_WRITTEN EXERCISE_: Reproduce exactly and only the lines running from the one with "What seaborn and" through the one with "from matplotlib.patches import Rectangle", both end lines included.

_DATA RECORDS_:
------------------------------------------------------------------------

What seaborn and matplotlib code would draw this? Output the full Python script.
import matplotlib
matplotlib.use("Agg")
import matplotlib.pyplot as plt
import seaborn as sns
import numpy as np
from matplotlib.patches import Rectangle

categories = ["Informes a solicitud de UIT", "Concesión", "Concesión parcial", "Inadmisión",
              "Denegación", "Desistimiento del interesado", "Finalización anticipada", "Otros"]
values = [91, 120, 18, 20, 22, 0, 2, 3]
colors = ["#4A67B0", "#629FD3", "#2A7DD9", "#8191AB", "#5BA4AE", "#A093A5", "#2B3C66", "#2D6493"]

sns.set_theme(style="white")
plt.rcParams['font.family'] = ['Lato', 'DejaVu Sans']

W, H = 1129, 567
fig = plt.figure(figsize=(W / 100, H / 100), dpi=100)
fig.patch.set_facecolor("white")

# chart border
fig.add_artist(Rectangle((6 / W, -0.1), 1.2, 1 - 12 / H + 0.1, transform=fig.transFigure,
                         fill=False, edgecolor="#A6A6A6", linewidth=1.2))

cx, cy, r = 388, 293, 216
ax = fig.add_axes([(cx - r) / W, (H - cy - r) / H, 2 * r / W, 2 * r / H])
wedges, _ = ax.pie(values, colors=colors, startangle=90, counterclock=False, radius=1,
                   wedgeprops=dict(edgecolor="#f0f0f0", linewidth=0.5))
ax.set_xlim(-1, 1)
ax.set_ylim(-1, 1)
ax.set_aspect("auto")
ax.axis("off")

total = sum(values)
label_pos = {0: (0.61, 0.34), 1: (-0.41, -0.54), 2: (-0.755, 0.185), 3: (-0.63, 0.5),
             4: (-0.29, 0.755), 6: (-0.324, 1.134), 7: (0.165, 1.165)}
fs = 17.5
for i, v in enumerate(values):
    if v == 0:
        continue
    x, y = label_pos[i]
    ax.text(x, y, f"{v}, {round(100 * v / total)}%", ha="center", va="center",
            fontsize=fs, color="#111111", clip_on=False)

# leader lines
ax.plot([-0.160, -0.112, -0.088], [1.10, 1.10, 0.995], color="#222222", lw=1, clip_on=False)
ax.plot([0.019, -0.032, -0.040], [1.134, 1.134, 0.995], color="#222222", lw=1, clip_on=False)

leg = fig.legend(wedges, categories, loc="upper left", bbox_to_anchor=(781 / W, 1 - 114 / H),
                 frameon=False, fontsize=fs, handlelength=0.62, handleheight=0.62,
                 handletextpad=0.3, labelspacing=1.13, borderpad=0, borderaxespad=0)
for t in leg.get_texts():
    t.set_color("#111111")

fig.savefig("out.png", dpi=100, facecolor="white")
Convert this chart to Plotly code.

------------------------------------------------------------------------

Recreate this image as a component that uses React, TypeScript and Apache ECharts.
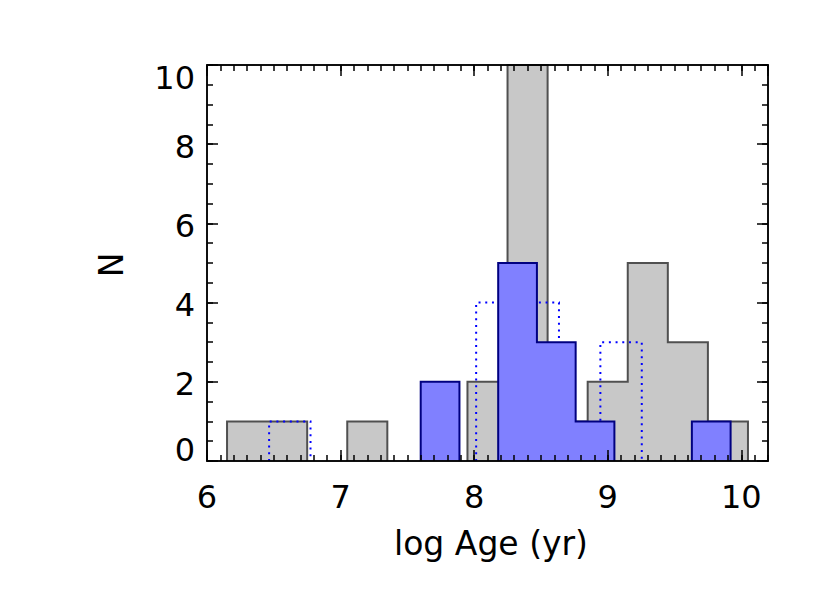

------------------------------------------------------------------------

_OUTPUT FOR THIS TASK_:
What seaborn and matplotlib code would draw this? Output the full Python script.
import matplotlib
matplotlib.use("Agg")
import matplotlib.pyplot as plt
import seaborn as sns
import numpy as np
from matplotlib.patches import Rectangle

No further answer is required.